The Castle of Citizen Kane

April 10, 2014 By: jessicazafra Category: History, Movies, Places 3 Comments →

facadeSan Simeon photos by Juan

After a recent conference in Vegas, our friend Juan took a road trip to San Simeon, California to see the Hearst Castle. The hilltop palace was built by William Randolph Hearst, the American newspaper magnate who was the model for Charles Foster Kane in Orson Welles’s Citizen Kane. (More recently it was the location of a Lady Gaga music video.)

Hearst was not amused, and did everything in his power to suppress the film. He tried to stop the studio from screening it. Failing that, he forbade all his newspapers from mentioning Citizen Kane, and ordered them to smear Orson Welles.

Citizen Kane did decently at the box-office and got some Oscar nominations, but it should have been Huge.

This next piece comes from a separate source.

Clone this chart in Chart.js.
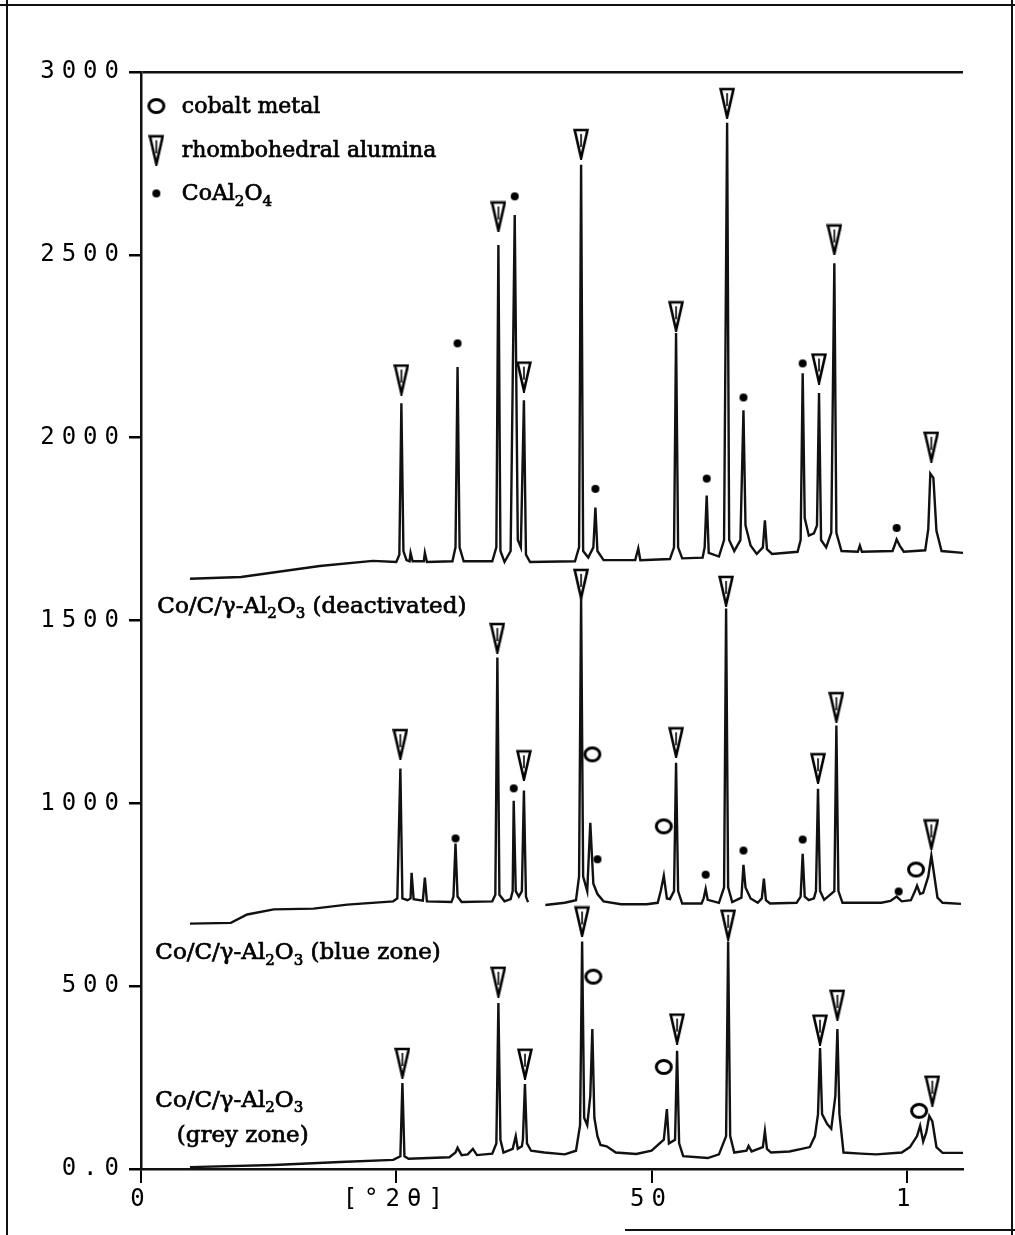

Much of what we take for granted in cinema today was invented by Welles and his collaborators, notably cinematographer Gregg Toland. Orson Welles was 25 when he made that movie, and it was his first (though he was already a stage and radio sensation, having caused a panic with his War of the Worlds broadcast). He cited sheer ignorance as the source of his nerve—”There is no confidence to equal it. It’s only when you know something about a profession that you are timid or careful.”

Ironically, Hearst is largely remembered today as the inspiration for Citizen Kane, one of the greatest, most influential films in history.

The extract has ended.